Daesh-linked terrorists have slaughtered 41 people and abducted others in an attack on a school in western Uganda near the border with the Democratic Republic of Congo, authorities said.
Ugandan authorities have found the bodies of 41 people, including 38 students, after Daesh-affiliated rebels attacked a secondary school near the border with Congo, Uganda’s local mayor declared on Saturday.
The victims included students, a security guard and two members of the local community who were killed outside the school, Mpondwe-Lhubiriha Mayor Selevest Mapoze said, noting that an unknown number of people were also kidnapped by the rebels, who fled across the porous border into Congo after the attack on Friday night.
The co-ed and privately owned school is located in the Ugandan district of Kasese, nearly two kilometers from the Congo border, local officials added.
“Our forces are pursuing the enemy to rescue the abductees and destroy this group,” defense ministry spokesman Felix Kulayigye said in a Twitter post as cited in press reports.
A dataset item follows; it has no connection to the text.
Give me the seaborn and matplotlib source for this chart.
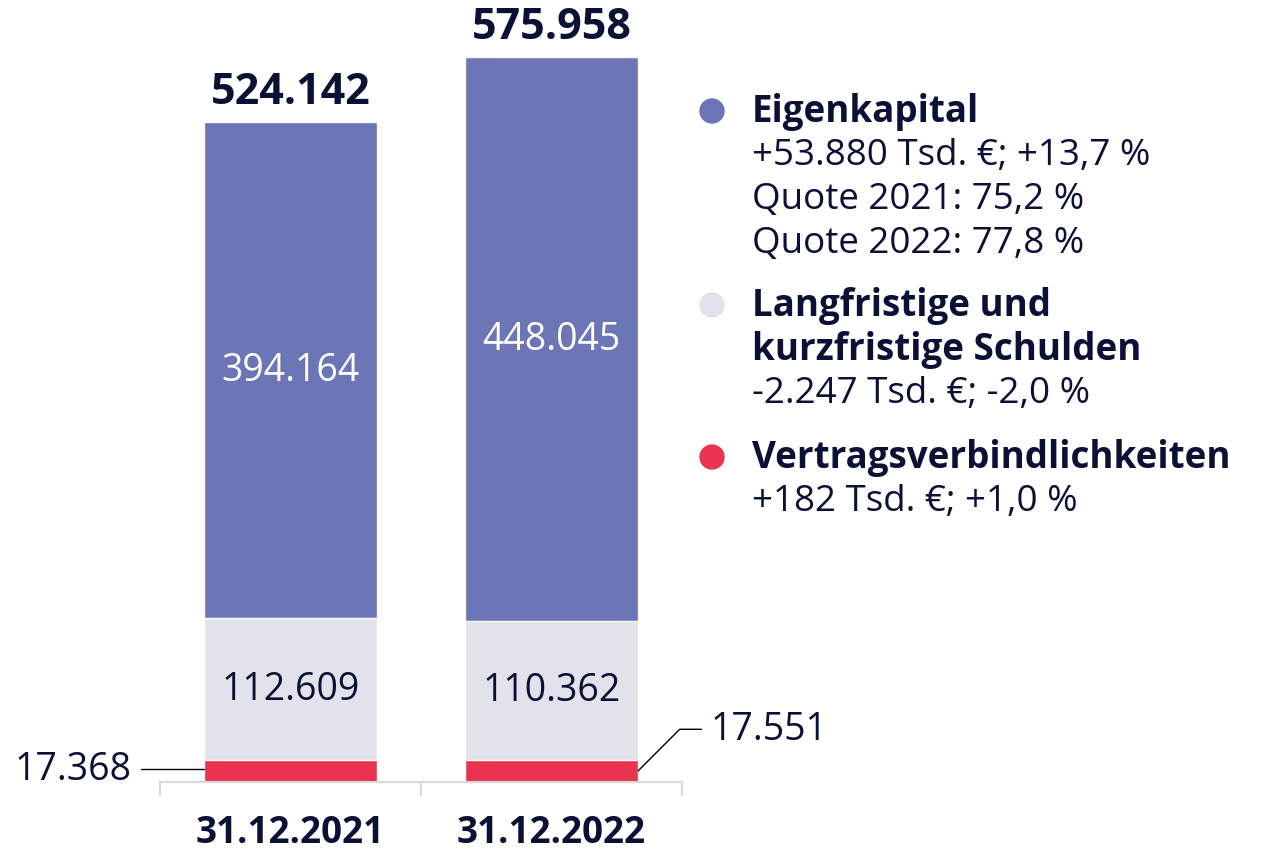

Officials did not say how many people were abducted by the assailants, members of the Allied Democratic Forces (ADF) insurgent group that has pledged allegiance to the Daesh (ISIS) terror group.
Joe Walusimbi, an official representing Uganda’s president in Kasese, said that some of the victims “were burnt beyond recognition.”
“A dormitory was set on fire and a food store looted. So far 25 bodies have been recovered from the school and transferred to Bwera Hospital,” police said in a statement, adding that eight others were in critical condition.
The attackers fled to Virunga National Park in Congo, police added.